A list of the superlatives and oddities
of the Hubble Ultra Deep Field.
• it took one week of imaging, so it
is a very long exposure. This long exposure was necessary to collect
enough light to see resolve the faintest galaxies.
• it shows the furthest away and
oldest objects in the universe every captured (up to that time).
• it shows the universe as it was
between 400 and 800 million years after the big bang, about 12.9 to 13.3
billion years ago. The current consensus for the age of the universe
is 13.7 billion years.
• it looks like a picture of stars,
but on closer inspection it is almost exclusively galaxies, over
10,000.
• the section of the sky pictured is:
if you made 8 feet of drinking straws into one tube and looked
through it at the sky, or 1/10 of the width of the full moon, or a
the size of a tennis ball seen from 300 feet away, or a grain of sand
held at arms length, or 24-millionth
of the whole sky.
• this is not a crowded section or
unusual section of the sky, it is dense with with galaxies like this
in every direction
• many objects are warm in color; the
redder they are, the older and further away they are, due to redshift. The objects are in actuality in the infrared spectrum and we can't see them without using
infrared sensors.
• the farthest imaged objects are
young galaxies, therefore smaller and less ordered.

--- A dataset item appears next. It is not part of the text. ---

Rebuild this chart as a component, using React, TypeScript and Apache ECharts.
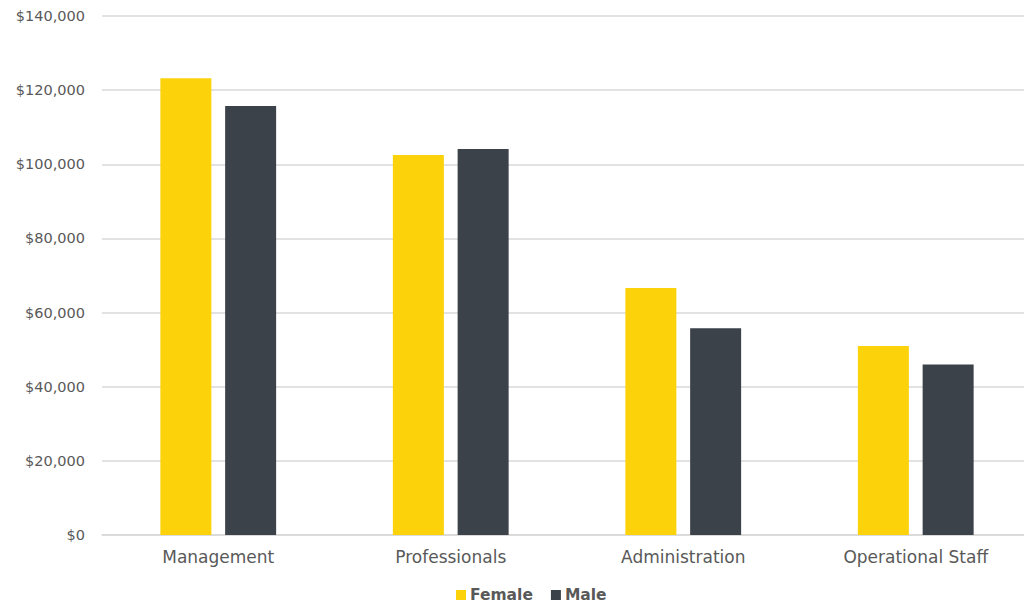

• many galaxies shown are larger,
brighter, or strangely distorted (see “face galaxy”
http://msp.warwick.ac.uk/~cpr/paradigm/HUDF-2.pdf) than they should
be because of gravitational lensing. This lensing, which acts like naturally
occurring gravity-based telescopes, allows astronomers to see even
“deeper” into space, by providing naturally occurring
gravity-based telescopes. Because these “lenses” are irregular in
shape, they can strangely distort and multiply objects. Multiple
versions of the same objects can also be seen at different periods in
their history.
• all optical rules that apply to this image also apply to any other image, even with much closer objects, just less so.
• all optical rules that apply to this image also apply to any other image, even with much closer objects, just less so.